“I remember to start with that day in Sacramento when I first entered a classroom, able to understand some fifty stray English words” (Rodriguez 535). Richard Rodriguez, who is the author of the essay “Private Language, Public Language”, introduces how he was raised and lived as well as how he felt growing up in the States as an immigrant family. After reading the Rodriguez’s essay, there are several points as well as the experiences that I was able to relate, perhaps because I share a similar background as the writer himself.
Language as he says is separated by “Just opening or closing the screen door” (Rodriguez 537), the differences were simple as being home speaking his own language and staying within the world of the gringos, or white English speaking person. He also explains the differences on how Rodriguez expressed Spanish as a private language and English as a public language, and what those two languages meant to him emotionally as well as mentally.
Rodriguez expresses his emotional feeling as he entered the classroom and heard the nun call out his name in English for the first time. “Quickly I turned to see my mother’s face dissolve in a watery blur behind the pebbled glass door” (Rodriguez 535). Being in a different environment and without anyone to rely on he was feeling confused and scared, and even seeing his mother with in a watery eyes did not give him any more comfort to begin with.
Rodriguez was also very sensitive to the sounds. “I heard her sound out: Rich-heard Road-ree-guess” (Rodriguez 535). He was not used to the soft spoken sounds of the words especially with his name. Hearing his name spoken out in English made him even more feel like an outsider that did not belong with the crowd.
Another characteristic can be not having sense of belonging to the society. “We lived among gringos and only a block from the biggest, whitest houses” (Rodriguez 535). Although his family had a pride for being hard working family and being able to cope with in America, his family never felt welcome by the neighbors as well. His personality also changes when he is in public with stranger, which is a non-family member. “Walking down the sidewalk, under the canopy of talk trees, I’d warily notice the suddenly silent neighborhood kids who stood warily watching me” (Rodriguez 537).
Rodriguez was not the only one who did not have the confidence and felt comfortable in English. “In public, my father and mother spoke hesitant, accented, not always grammatical English” (Rodriguez 536). They were not ashamed of where they came from but because they were well aware of the fact that they did not sound like gringos. Their voice and the tones were lower compared to when they spoke in Spanish. “I was unable to hear my own sounds, but I know very well that I spoke English poorly” (Rodriguez 536).

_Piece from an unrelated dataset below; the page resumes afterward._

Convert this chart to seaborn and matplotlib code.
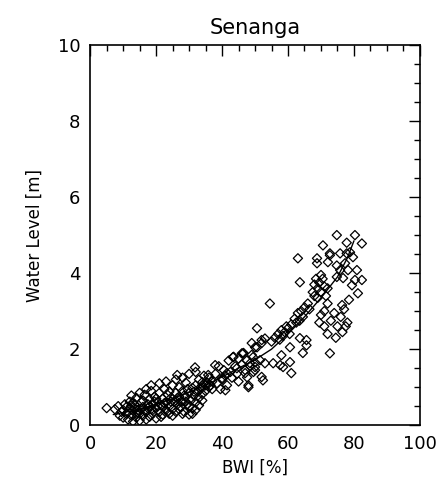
import numpy as np
import pandas as pd
import matplotlib
matplotlib.use("Agg")
import matplotlib.pyplot as plt
import seaborn as sns
from matplotlib.ticker import MultipleLocator

# scatter points (BWI %, water level m)
bwi = [
    5.0, 7.5, 8.5, 9.5, 10.0, 10.5, 11.0, 11.5, 12.0, 12.0, 12.5, 13.0, 13.0, 13.5, 14.0, 14.0,
    14.5, 15.0, 15.0, 15.5, 16.0, 16.0, 16.5, 17.0, 17.0, 17.5, 18.0, 18.0, 18.5, 18.5, 19.0, 19.0,
    19.5, 20.0, 20.0, 20.5, 21.0, 21.0, 21.5, 22.0, 22.0, 22.5, 23.0, 23.0, 23.5, 24.0, 24.0, 24.5,
    25.0, 25.0, 25.5, 26.0, 26.0, 26.5, 27.0, 27.0, 27.5, 28.0, 28.0, 28.5, 29.0, 29.0, 29.5, 30.0,
    30.0, 30.5, 31.0, 31.0, 31.5, 32.0, 32.0, 32.5, 33.0, 33.0, 33.5, 34.0, 34.0, 34.5, 35.0, 35.5,
    36.0, 36.0, 37.0,
    11.0, 13.0, 14.5, 16.0, 17.5, 19.0, 20.0, 21.5, 22.0, 23.5, 24.0, 25.0, 26.0, 27.0, 28.0, 28.5,
    29.5, 30.0, 31.0, 32.0, 33.0, 34.0, 12.5, 15.0, 17.0, 18.5, 21.0, 23.0, 26.0, 28.0, 30.0, 32.0,
    26.4, 31.8, 35.8, 37.9, 34.0,
    37.0, 38.0, 38.5, 39.0, 39.5, 40.0, 40.5, 41.0, 41.5, 42.0, 42.5, 43.0, 43.5, 44.0, 44.5, 45.0,
    45.0, 46.0, 46.5, 47.0, 47.5, 48.0, 48.5, 49.0, 49.5, 50.0, 50.0,
    43.3, 46.0, 44.5, 41.5, 40.0, 49.0, 52.0, 50.0, 47.6, 41.0, 50.6,
    46.4, 50.6, 53.0, 49.4, 51.5, 48.5, 47.0, 52.0, 55.5, 58.5, 65.6, 63.6,
    48.0, 52.4, 50.0, 61.0, 60.6, 58.0, 64.5, 65.6, 72.7, 53.0, 57.6, 52.0, 60.6, 54.5,
    55.0, 56.0, 57.0, 57.5, 58.0, 59.0, 59.5, 60.0, 61.0, 62.0, 62.5, 63.0, 64.0, 64.5, 65.0, 66.0,
    66.5, 58.5, 60.5, 63.5,
    63.0, 63.6, 68.8, 72.7,
    67.5, 68.0, 68.5, 69.0, 69.5, 70.0, 70.5, 71.0, 71.5, 69.0, 70.0, 68.0, 72.0,
    70.0, 71.0, 72.0, 73.0, 74.0, 75.0, 76.0, 77.0, 78.0, 74.5, 76.5, 72.0, 69.5, 71.0, 78.5, 77.5,
    76.4,
    80.3, 74.8, 77.8, 82.4, 75.8, 78.8, 72.7, 70.6, 72.1, 77.3, 79.7, 74.8, 78.2, 80.9, 76.7, 80.3,
    82.4, 79.4, 81.2, 68.8, 74.8, 75.8, 77.8,
    # extra points filling the dense low band
    9.0, 10.0, 11.5, 12.5, 13.5, 14.0, 15.5, 16.5, 18.0, 19.5, 20.5, 22.5, 24.5, 26.5, 27.5, 29.0,
    31.5, 33.5, 35.0, 36.5,
]
level = [
    0.45, 0.42, 0.50, 0.35, 0.20, 0.55, 0.30, 0.15, 0.45, 0.62, 0.25, 0.10, 0.38, 0.55, 0.20, 0.72,
    0.40, 0.12, 0.30, 0.60, 0.25, 0.48, 0.80, 0.15, 0.35, 0.55, 0.22, 0.68, 0.42, 0.90, 0.30, 0.55,
    0.75, 0.18, 0.45, 0.62, 0.35, 0.85, 0.52, 0.28, 0.70, 0.95, 0.40, 0.60, 0.80, 0.30, 0.50, 0.72,
    0.42, 1.05, 0.62, 0.35, 0.85, 0.55, 0.75, 1.00, 0.48, 0.62, 0.90, 0.35, 0.75, 1.12, 0.55, 0.28,
    0.85, 0.65, 0.98, 0.45, 0.78, 1.05, 0.60, 0.88, 0.72, 1.20, 0.95, 0.82, 1.05, 1.30, 0.90, 1.12,
    1.00, 1.25, 1.15,
    0.48, 0.60, 0.32, 0.65, 0.45, 0.40, 0.70, 0.22, 0.50, 0.35, 0.88, 0.25, 0.65, 0.42, 0.30, 0.78,
    0.95, 0.50, 0.30, 0.40, 0.52, 0.65, 0.78, 0.85, 0.95, 1.05, 1.10, 1.15, 1.20, 1.25, 1.35, 1.40,
    1.32, 1.52, 1.32, 1.58, 1.13,
    0.95, 1.35, 1.10, 1.55, 0.95, 1.20, 1.45, 1.30, 1.05, 1.70, 1.40, 1.25, 1.80, 1.55, 1.35, 1.75,
    1.15, 1.60, 1.90, 1.45, 1.70, 1.00, 1.55, 1.85, 1.40, 1.65, 2.05,
    1.79, 1.89, 1.50, 1.37, 1.24, 2.16, 2.16, 1.45, 1.26, 0.92, 2.55,
    1.89, 2.05, 2.28, 1.79, 1.71, 1.63, 1.37, 1.27, 1.63, 1.53, 2.24, 2.29,
    1.05, 1.18, 1.53, 1.37, 1.66, 1.84, 1.90, 2.10, 1.89, 1.63, 1.58, 2.24, 2.05, 3.20,
    2.20, 2.30, 2.40, 2.25, 2.50, 2.45, 2.60, 2.55, 2.65, 2.80, 2.70, 2.95, 3.00, 2.85, 3.10, 3.20,
    3.05, 2.35, 2.40, 2.75,
    4.39, 3.76, 4.39, 4.47,
    3.50, 3.70, 3.85, 3.60, 3.75, 3.50, 3.85, 3.65, 3.40, 3.35, 3.95, 3.40, 3.60,
    2.90, 2.60, 2.40, 2.75, 2.95, 2.60, 2.85, 3.05, 2.70, 2.30, 2.45, 3.20, 2.70, 3.00, 3.30, 2.60,
    3.16,
    5.00, 5.00, 4.80, 4.78, 4.52, 4.55, 4.52, 4.73, 4.29, 4.26, 4.42, 4.20, 4.08, 4.08, 3.87, 3.82,
    3.82, 3.68, 3.47, 4.26, 3.90, 4.08, 4.52,
    0.25, 0.40, 0.35, 0.52, 0.45, 0.30, 0.42, 0.38, 0.50, 0.62, 0.50, 0.58, 0.62, 0.72, 0.62, 0.62,
    0.88, 1.00, 1.05, 1.05,
]

# fitted curve
fit_bwi = [7, 15, 20, 25, 30, 35, 40, 45, 50, 55, 60, 65, 70, 75, 78, 80]
fit_level = [0.28, 0.42, 0.55, 0.70, 0.87, 1.05, 1.27, 1.50, 1.72, 2.00, 2.40, 2.85, 3.35, 3.90, 4.40, 4.85]

df = pd.DataFrame({"bwi": bwi, "level": level})
fit = pd.DataFrame({"bwi": fit_bwi, "level": fit_level})

sns.set_style("white")
plt.rcParams["font.family"] = ["DejaVu Sans"]
plt.rcParams["text.color"] = "black"
plt.rcParams["axes.labelcolor"] = "black"

fig = plt.figure(figsize=(4.42, 4.95), dpi=100)
ax = fig.add_axes([0.204, 0.141, 0.746, 0.768])

sns.scatterplot(data=df, x="bwi", y="level", ax=ax, marker="D", s=22,
                facecolors="none", edgecolor="black", linewidth=0.9, legend=False)
sns.lineplot(data=fit, x="bwi", y="level", ax=ax, color="black", lw=1.0, sort=False)

ax.set_xlim(0, 100)
ax.set_ylim(0, 10)
ax.xaxis.set_major_locator(MultipleLocator(20))
ax.xaxis.set_minor_locator(MultipleLocator(5))
ax.yaxis.set_major_locator(MultipleLocator(2))
ax.yaxis.set_minor_locator(MultipleLocator(0.5))
ax.tick_params(which="both", direction="in", top=True, right=True, colors="black",
               labelsize=13, width=1)
ax.tick_params(which="major", length=8, pad=7)
ax.tick_params(which="minor", length=4)
for sp in ax.spines.values():
    sp.set_color("black")
    sp.set_linewidth(1.2)

ax.set_title("Senanga", fontsize=15, pad=8, color="black")
ax.set_xlabel("BWI [%]", fontsize=12, labelpad=4, color="black")
ax.set_ylabel("Water Level [m]", fontsize=12, labelpad=10, color="black")

plt.savefig("out.png", dpi=100)
plt.close()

He was never too embarrassed about how his parents did not speak English fluently because they went about with their life very well and coped with their issues on their own. However, he could not hide the fact that he got nervous when he was at presence with his father. “Hearing them, I’d grow nervous, my clutching trust in their protection and power weakened” (Rodriguez, 537). “The very first chance that I got, I evaded his grasp and ran on ahead into the dark, skipping with feigned boyish exuberance” (Rodriguez 537).
On the other hand, the situation completely changes when his family is at home and being able to express their feelings and thought in their own language. “Spanish seemed to me the language of home. It became the language of joyful return” (Rodriguez 537). He also felt loved and made him feel like he was valued. “My parents would say something to me and I would feel embraced by the sounds of their words” (Rodriguez 537). Regardless of location and the times, whenever he encounters and hears the private language, the Spanish, he expresses how he feels close to home and finds himself at ease. “Spanish speakers, rather seemed related to me, for I sensed that we shared – through our language-the experience of feeling apart from los gringos” (Rodriguez 537).
Overall, after reading Rodriguez essay, I was able to relate and understand every aspect of the points. I grew up in the States forced to learn English just like Rodriguez had to in his childhood. I was able to connect with the fear he had, the feeling of being an outsider, and not being able to find comfort with the surrounding. Rodriguez referred Spanish as a private language due to the fact that Spanish was spoken only at home and only his kind of people, which are gringos can understand. On the other hand, English was referred as public language not only because he was forced to speak in order to go about his daily routine and able to blend in with others but also every non gringos spoke English. However, as he reached his adulthood he found comfort with his background, his ancestors and learned to appreciate the multicultural experiences. Rodriguez states in his essay, drawing a complete line between private and public language is not a healthy thought to have, but being proud of having the opportunity to understand two different cultures is a great gain after all.
Richard, Rodregez. “Private Language, Public Language.” Strategies for Successful Writing: A Rhetoric, Research guide, Reader, and Handbook, Ninth Edition. Ed. Reinking, James A., R.v.d. Osten, and First Osten. Boston: Prentice Hall, 2011. eBook.